BEETROOT AVOCADO TIMBALE

Are you looking for a last-minute first course for dinner at home? This recipe is the answer. First, it is insanely GOOD. Second, you can swap the cashew cream for any vegan cream you have ready in the fridge or some olive oil.

Ingredients
 

CASHEW CREAM

  • 1 cup cashews
  • 1 large lemon juiced
  • 1 garlic clove
  • ¼ cup water (or more)
  • Himalayan salt or gomasio and fresh ground pepper to taste

TIMBALE

  • 1 avocado
  • 2 small beetroot, cooked
  • ½ lemon squeezed
  • 4 tbsp cashew cream
  • Himalayan salt and pepper to taste
  • Few coriander leaves

Instructions
 

CASHEW CREAM

  • Boil the cashews for 10 minutes.
  • Rinse and drain the cashews. Put them into your blender or food processor.
  • Add lemon juice, garlic, water, salt, and pepper.

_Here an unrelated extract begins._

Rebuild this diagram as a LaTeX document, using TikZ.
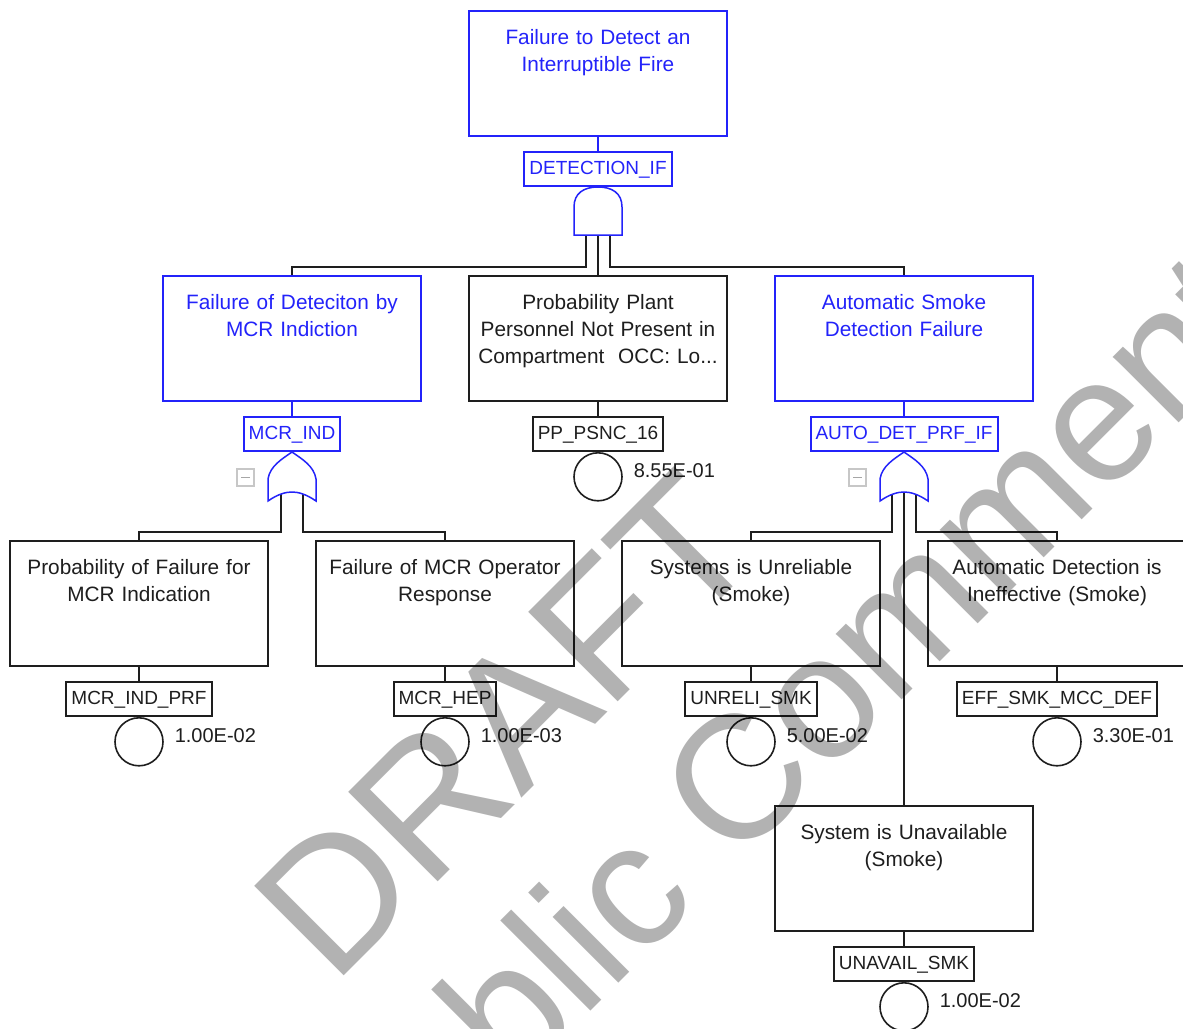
\documentclass[tikz,border=0pt]{standalone}
\usepackage{fontspec}
\setmainfont{Liberation Sans}
\usetikzlibrary{positioning}
\definecolor{ftblue}{RGB}{35,35,250}
\definecolor{ftink}{RGB}{30,30,30}

\begin{document}
\begin{tikzpicture}[x=.5pt,y=-.5pt,line width=1pt,
  evbox/.style={draw=ftink,text=ftink,fill=white,anchor=north,minimum width=129pt,
    text width=120pt,align=center,inner xsep=4.5pt,inner ysep=8.5pt,
    text height=8pt,text depth=37.5pt,font=\fontsize{10.4}{13.5}\selectfont},
  gatebox/.style={evbox,draw=ftblue,text=ftblue},
  tag/.style={draw=ftink,text=ftink,fill=white,inner xsep=2.5pt,inner ysep=0pt,
    minimum height=17pt,text height=7pt,text depth=2pt,font=\fontsize{9.5}{11}\selectfont},
  gatetag/.style={tag,draw=ftblue,text=ftblue},
  basic/.style={circle,draw=ftink,line width=.8pt,fill=white,minimum size=24pt,inner sep=0pt},
  prob/.style={text=ftink,inner sep=0pt,font=\fontsize{10}{12}\selectfont},
  wire/.style={draw=ftink},
  stamp/.style={rotate=45,anchor=base,text=black,text opacity=.3,inner sep=0pt},
  andgate/.pic={
    \draw[ftblue,line width=.75pt,fill=white] (-24,48) -- (-24,20)
      .. controls (-24,6) and (-14,0) .. (0,0) .. controls (14,0) and (24,6) .. (24,20)
      -- (24,48) -- cycle;},
  orgate/.pic={
    \draw[ftblue,line width=.75pt,fill=white] (-24,49) -- (-24,27)
      .. controls (-22,14) and (-10,7) .. (0,0) .. controls (10,7) and (22,14) .. (24,27)
      -- (24,49) .. controls (14,42) and (6,40) .. (0,40)
      .. controls (-6,40) and (-14,42) .. (-24,49) -- cycle;
    \draw[black!22,line width=.6pt] (-55,17) rectangle (-38,34);
    \draw[black!35,line width=.6pt] (-51,25.5) -- (-42,25.5);}]

  \path[use as bounding box,fill=white] (0,0) rectangle (1183,1028);

  \node[gatebox] (top) at (598,10) {Failure to Detect an\\Interruptible Fire};
  \node[gatetag,below=7pt of top] (detag) {DETECTION\_IF};

  \node[gatebox] (mcr) at (292,275) {Failure of Deteciton by\\MCR Indiction};
  \node[evbox] (pp) at (598,275) {Probability Plant\\Personnel Not Present in\\Compartment\ \ OCC: Lo...};
  \node[gatebox] (auto) at (904,275) {Automatic Smoke\\Detection Failure};
  \node[gatetag,below=7pt of mcr] (mcrtag) {MCR\_IND};
  \node[tag,below=7pt of pp] (pptag) {PP\_PSNC\_16};
  \node[gatetag,below=7pt of auto] (autotag) {AUTO\_DET\_PRF\_IF};

  \node[evbox] (pf) at (139,540) {Probability of Failure for\\MCR Indication};
  \node[evbox] (hep) at (445,540) {Failure of MCR Operator\\Response};
  \node[evbox] (unr) at (751,540) {Systems is Unreliable\\(Smoke)};
  \node[evbox] (eff) at (1057,540) {Automatic Detection is\\Ineffective (Smoke)};
  \node[evbox] (unav) at (904,805) {System is Unavailable\\(Smoke)};
  \node[tag,below=7pt of pf] (pftag) {MCR\_IND\_PRF};
  \node[tag,below=7pt of hep] (heptag) {MCR\_HEP};
  \node[tag,below=7pt of unr] (unrtag) {UNRELI\_SMK};
  \node[tag,below=7pt of eff] (efftag) {EFF\_SMK\_MCC\_DEF};
  \node[tag,below=7pt of unav] (unavtag) {UNAVAIL\_SMK};

  \foreach \t/\c/\p in {pptag/ppc/8.55E-01,pftag/pfc/1.00E-02,heptag/hepc/1.00E-03,
      unrtag/unrc/5.00E-02,efftag/effc/3.30E-01,unavtag/unavc/1.00E-02}{
    \node[basic,below=0pt of \t] (\c) {};
    \node[prob,right=5pt of \c,yshift=3pt] (\c-p) {\p};
  }

  \coordinate (g1) at (detag.south);
  \coordinate (g2) at (mcrtag.south);
  \coordinate (g3) at (autotag.south);

  \foreach \b/\t in {top/detag,mcr/mcrtag,auto/autotag}
    \draw[wire,ftblue] (\b) -- (\t);
  \foreach \b/\t in {pp/pptag,pf/pftag,hep/heptag,unr/unrtag,eff/efftag,unav/unavtag}
    \draw[wire] (\b) -- (\t);

  \draw[wire] ([shift={(-12,40)}]g1) -- ++(0,40) -| (mcr.north);
  \draw[wire] ([shift={(0,40)}]g1) -- (pp.north);
  \draw[wire] ([shift={(12,40)}]g1) -- ++(0,40) -| (auto.north);
  \draw[wire] ([shift={(-11,30)}]g2) -- ++(0,50) -| (pf.north);
  \draw[wire] ([shift={(11,30)}]g2) -- ++(0,50) -| (hep.north);
  \draw[wire] ([shift={(-12,30)}]g3) -- ++(0,50) -| (unr.north);
  \draw[wire] ([shift={(0,30)}]g3) -- (unav.north);
  \draw[wire] ([shift={(12,30)}]g3) -- ++(0,50) -| (eff.north);

  \pic at (g1) {andgate};
  \pic at (g2) {orgate};
  \pic at (g3) {orgate};

  \node[stamp,font=\fontsize{92}{100}\selectfont] (draft) at (550,770) {DRAFT};
  \node[stamp,font=\fontsize{88}{96}\selectfont] (pubc) at (818,784) {Public Comment};
\end{tikzpicture}
\end{document}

Blend, stop eventually, scrap the side, and blend again.
  • Keep it on the side.

TIMBALE

  • Cut the avocado into chunks and sprinkle it with lemon juice to keep them from turning brown.
  • Cut the beetroot into pieces (if you don’t use pre-cooked, you have to steam your beetroot for around 30-45 min).
  • Place a ring mold on your plate and right before serving, fill it with beetroot pieces first. On top spread 4 tbsp of cashew cream and for the last layer top it with avocado pieces.
  • Remove the ring mold gently and spice it up with some salt and some fresh ground pepper. Top it with some fresh chopped coriander leaves.